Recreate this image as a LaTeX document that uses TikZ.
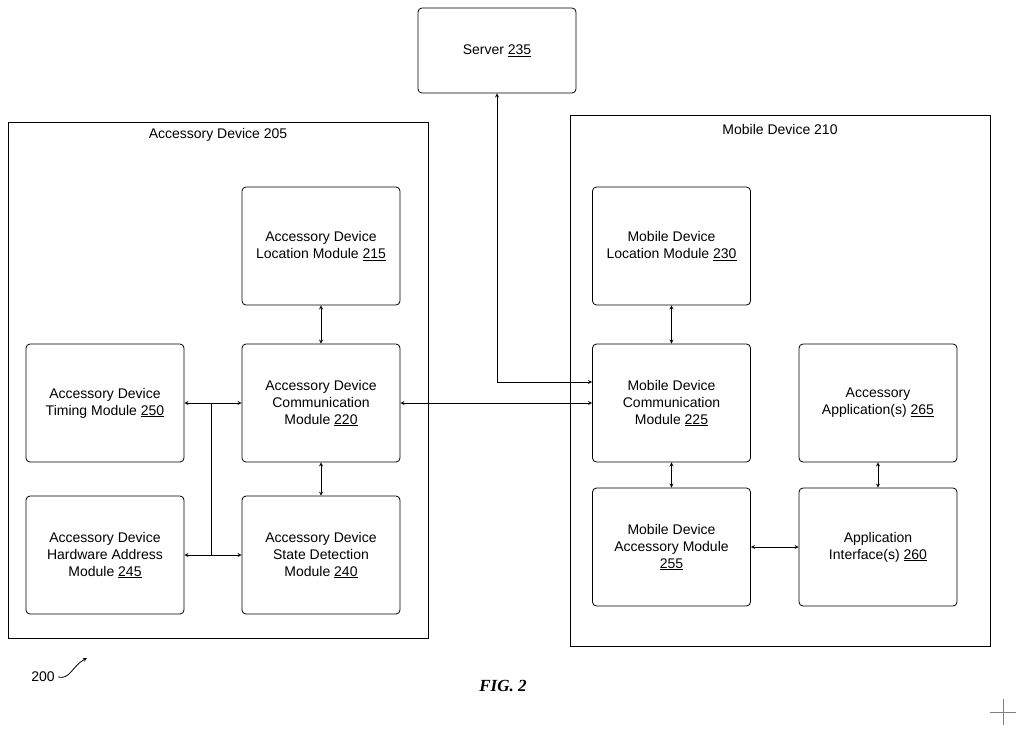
\documentclass[tikz,border=0pt]{standalone}
\usepackage{fontspec}
\setmainfont{Liberation Sans}
\newfontfamily\figfont{Liberation Serif}
\usetikzlibrary{positioning}

\begin{document}
\begin{tikzpicture}[
    x=1pt, y=-1pt,
    every node/.style={font=\fontsize{14}{17}\selectfont, align=center},
    module/.style={draw, thick, rounded corners=4pt, minimum width=158pt, minimum height=118pt, inner sep=2pt},
    outer/.style={draw, thick},
    link/.style={thick, <->, >=stealth}
]
   \useasboundingbox (0,0) rectangle (1024,733);

   % outer frames
   \draw[outer] (8,122) rectangle (428,638);
   \draw[outer] (570,115) rectangle (990,646);
   \node (adtitle) at (218,135) {Accessory Device 205};
   \node (mdtitle) at (780,129) {Mobile Device 210};

   % server
   \node[module, minimum height=85pt] (srv) at (497,50.5) {Server \underline{235}};

   % accessory device modules
   \node[module] (adloc) at (321,246) {Accessory Device\\Location Module \underline{215}};
   \node[module] (adcom) at (321,403) {Accessory Device\\Communication\\Module \underline{220}};
   \node[module] (adtim) at (105,403) {Accessory Device\\Timing Module \underline{250}};
   \node[module] (adhw)  at (105,555) {Accessory Device\\Hardware Address\\Module \underline{245}};
   \node[module] (adst)  at (321,555) {Accessory Device\\State Detection\\Module \underline{240}};

   % mobile device modules
   \node[module] (mdloc) at (671.5,246) {Mobile Device\\Location Module \underline{230}};
   \node[module] (mdcom) at (671.5,403) {Mobile Device\\Communication\\Module \underline{225}};
   \node[module] (mdacc) at (671.5,547) {Mobile Device\\Accessory Module\\\underline{255}};
   \node[module] (accapp) at (878,403) {Accessory\\Application(s) \underline{265}};
   \node[module] (appif)  at (878,547) {Application\\Interface(s) \underline{260}};

   % connectors
   \draw[link] (adloc) -- (adcom);
   \draw[link] (adcom) -- (adst);
   \draw[link] (adtim) -- (adcom);
   \draw[link] (adhw) -- (adst);
   \coordinate (bustop) at (211,403);
   \coordinate (busbot) at (211,555);
   \draw[thick] (bustop) -- (busbot);
   \draw[link] (adcom) -- (mdcom);
   \coordinate (srvbend) at (497,382);
   \draw[link] (srv.south) -- (srvbend) -- (mdcom.west |- srvbend);
   \draw[link] (mdloc) -- (mdcom);
   \draw[link] (mdcom) -- (mdacc);
   \draw[link] (accapp) -- (appif);
   \draw[link] (mdacc) -- (appif);

   % figure labels
   \node (ref) at (43,677) {200};
   \coordinate (reftip) at (87,658);
   \draw[thick, ->, >=stealth] (ref.east) .. controls (70,680) and (72,666) .. (reftip);
   \node[font=\figfont\fontsize{17}{20}\selectfont\bfseries\itshape] (fig) at (503,686) {FIG. 2};
   \draw[gray, thin] (990,712) -- (1016,712) (1003,699) -- (1003,725);
\end{tikzpicture}
\end{document}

# Exercise aim
Send back the data above word for word, with the pictures left out.

# Exercise solution
Recreate this image as a LaTeX document that uses TikZ.
\documentclass[tikz,border=0pt]{standalone}
\usepackage{fontspec}
\setmainfont{Liberation Sans}
\newfontfamily\figfont{Liberation Serif}
\usetikzlibrary{positioning}

\begin{document}
\begin{tikzpicture}[
    x=1pt, y=-1pt,
    every node/.style={font=\fontsize{14}{17}\selectfont, align=center},
    module/.style={draw, thick, rounded corners=4pt, minimum width=158pt, minimum height=118pt, inner sep=2pt},
    outer/.style={draw, thick},
    link/.style={thick, <->, >=stealth}
]
   \useasboundingbox (0,0) rectangle (1024,733);

   % outer frames
   \draw[outer] (8,122) rectangle (428,638);
   \draw[outer] (570,115) rectangle (990,646);
   \node (adtitle) at (218,135) {Accessory Device 205};
   \node (mdtitle) at (780,129) {Mobile Device 210};

   % server
   \node[module, minimum height=85pt] (srv) at (497,50.5) {Server \underline{235}};

   % accessory device modules
   \node[module] (adloc) at (321,246) {Accessory Device\\Location Module \underline{215}};
   \node[module] (adcom) at (321,403) {Accessory Device\\Communication\\Module \underline{220}};
   \node[module] (adtim) at (105,403) {Accessory Device\\Timing Module \underline{250}};
   \node[module] (adhw)  at (105,555) {Accessory Device\\Hardware Address\\Module \underline{245}};
   \node[module] (adst)  at (321,555) {Accessory Device\\State Detection\\Module \underline{240}};

   % mobile device modules
   \node[module] (mdloc) at (671.5,246) {Mobile Device\\Location Module \underline{230}};
   \node[module] (mdcom) at (671.5,403) {Mobile Device\\Communication\\Module \underline{225}};
   \node[module] (mdacc) at (671.5,547) {Mobile Device\\Accessory Module\\\underline{255}};
   \node[module] (accapp) at (878,403) {Accessory\\Application(s) \underline{265}};
   \node[module] (appif)  at (878,547) {Application\\Interface(s) \underline{260}};

   % connectors
   \draw[link] (adloc) -- (adcom);
   \draw[link] (adcom) -- (adst);
   \draw[link] (adtim) -- (adcom);
   \draw[link] (adhw) -- (adst);
   \coordinate (bustop) at (211,403);
   \coordinate (busbot) at (211,555);
   \draw[thick] (bustop) -- (busbot);
   \draw[link] (adcom) -- (mdcom);
   \coordinate (srvbend) at (497,382);
   \draw[link] (srv.south) -- (srvbend) -- (mdcom.west |- srvbend);
   \draw[link] (mdloc) -- (mdcom);
   \draw[link] (mdcom) -- (mdacc);
   \draw[link] (accapp) -- (appif);
   \draw[link] (mdacc) -- (appif);

   % figure labels
   \node (ref) at (43,677) {200};
   \coordinate (reftip) at (87,658);
   \draw[thick, ->, >=stealth] (ref.east) .. controls (70,680) and (72,666) .. (reftip);
   \node[font=\figfont\fontsize{17}{20}\selectfont\bfseries\itshape] (fig) at (503,686) {FIG. 2};
   \draw[gray, thin] (990,712) -- (1016,712) (1003,699) -- (1003,725);
\end{tikzpicture}
\end{document}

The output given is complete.